◆ PROMPT
Drop every picture, then transcribe the remaining data exactly.

— Begin —

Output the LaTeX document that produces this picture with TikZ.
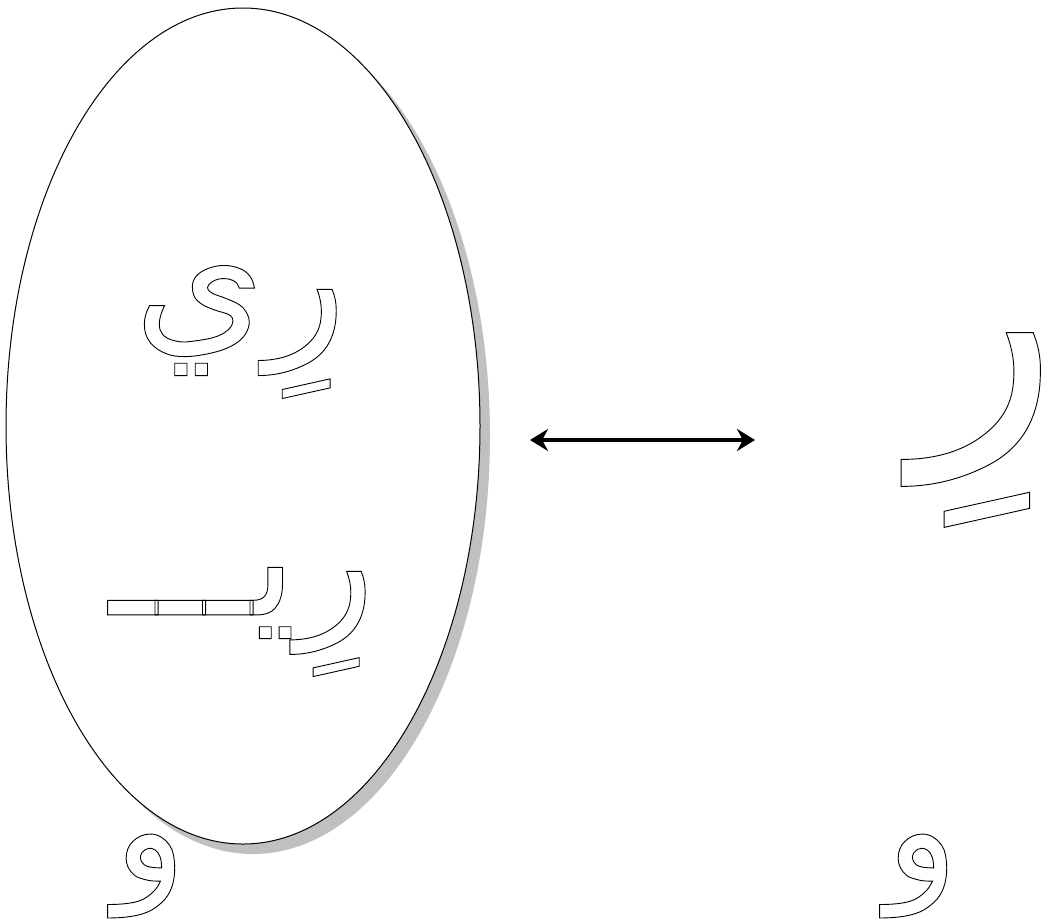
\documentclass[tikz,border=0pt]{standalone}
\usepackage{fontspec}
\usepackage{tikz}
\usetikzlibrary{positioning,arrows.meta,shapes.geometric,shadows}
\TeXXeTstate=1
\newfontfamily\arabicfont[Script=Arabic]{DejaVu Sans}
\definecolor{shadowgray}{HTML}{C0C0C0}
% hollow glyphs: stroke only
\newcommand{\hollow}[1]{\special{pdf:literal direct 1 Tr 0.9 w}#1\special{pdf:literal direct 0 Tr}}
\newcommand{\artext}[2]{\fontsize{#1}{#1}\arabicfont\hollow{\beginR #2\endR}}

\begin{document}
\begin{tikzpicture}[
      x=1pt, y=-1pt,
      glyph/.style={inner sep=0pt, outer sep=0pt},
      oval/.style={ellipse, draw, fill=white, line width=1pt,
        minimum width=474pt, minimum height=836pt,
        drop shadow={shadow xshift=10pt, shadow yshift=-10pt, fill=shadowgray, opacity=1}},
      dblarrow/.style={line width=4pt, {Stealth[length=18pt,width=22pt]}-{Stealth[length=18pt,width=22pt]}}
    ]
      \useasboundingbox (0,0) rectangle (1062,922);
      \node[oval] (bag) at (243,426) {};
      \node[glyph] (riya) at (240,332) {\artext{168}{رِي}};
      \node[glyph] (riyat) at (242,622) {\artext{162}{رِيـــ}};
      \node[glyph] (ri) at (986,430) {\artext{300}{رِ}};
      \node[glyph] (wawl) at (150,876) {\artext{150}{و}};
      \node[glyph] (wawr) at (922,876) {\artext{150}{و}};
      \coordinate (from) at (530,440);
      \coordinate (to) at (755,440);
      \draw[dblarrow] (from) -- (to);
    \end{tikzpicture}
\end{document}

— End —

◆ CORRECT ANSWER
Output the LaTeX document that produces this picture with TikZ.
\documentclass[tikz,border=0pt]{standalone}
\usepackage{fontspec}
\usepackage{tikz}
\usetikzlibrary{positioning,arrows.meta,shapes.geometric,shadows}
\TeXXeTstate=1
\newfontfamily\arabicfont[Script=Arabic]{DejaVu Sans}
\definecolor{shadowgray}{HTML}{C0C0C0}
% hollow glyphs: stroke only
\newcommand{\hollow}[1]{\special{pdf:literal direct 1 Tr 0.9 w}#1\special{pdf:literal direct 0 Tr}}
\newcommand{\artext}[2]{\fontsize{#1}{#1}\arabicfont\hollow{\beginR #2\endR}}

\begin{document}
\begin{tikzpicture}[
      x=1pt, y=-1pt,
      glyph/.style={inner sep=0pt, outer sep=0pt},
      oval/.style={ellipse, draw, fill=white, line width=1pt,
        minimum width=474pt, minimum height=836pt,
        drop shadow={shadow xshift=10pt, shadow yshift=-10pt, fill=shadowgray, opacity=1}},
      dblarrow/.style={line width=4pt, {Stealth[length=18pt,width=22pt]}-{Stealth[length=18pt,width=22pt]}}
    ]
      \useasboundingbox (0,0) rectangle (1062,922);
      \node[oval] (bag) at (243,426) {};
      \node[glyph] (riya) at (240,332) {\artext{168}{رِي}};
      \node[glyph] (riyat) at (242,622) {\artext{162}{رِيـــ}};
      \node[glyph] (ri) at (986,430) {\artext{300}{رِ}};
      \node[glyph] (wawl) at (150,876) {\artext{150}{و}};
      \node[glyph] (wawr) at (922,876) {\artext{150}{و}};
      \coordinate (from) at (530,440);
      \coordinate (to) at (755,440);
      \draw[dblarrow] (from) -- (to);
    \end{tikzpicture}
\end{document}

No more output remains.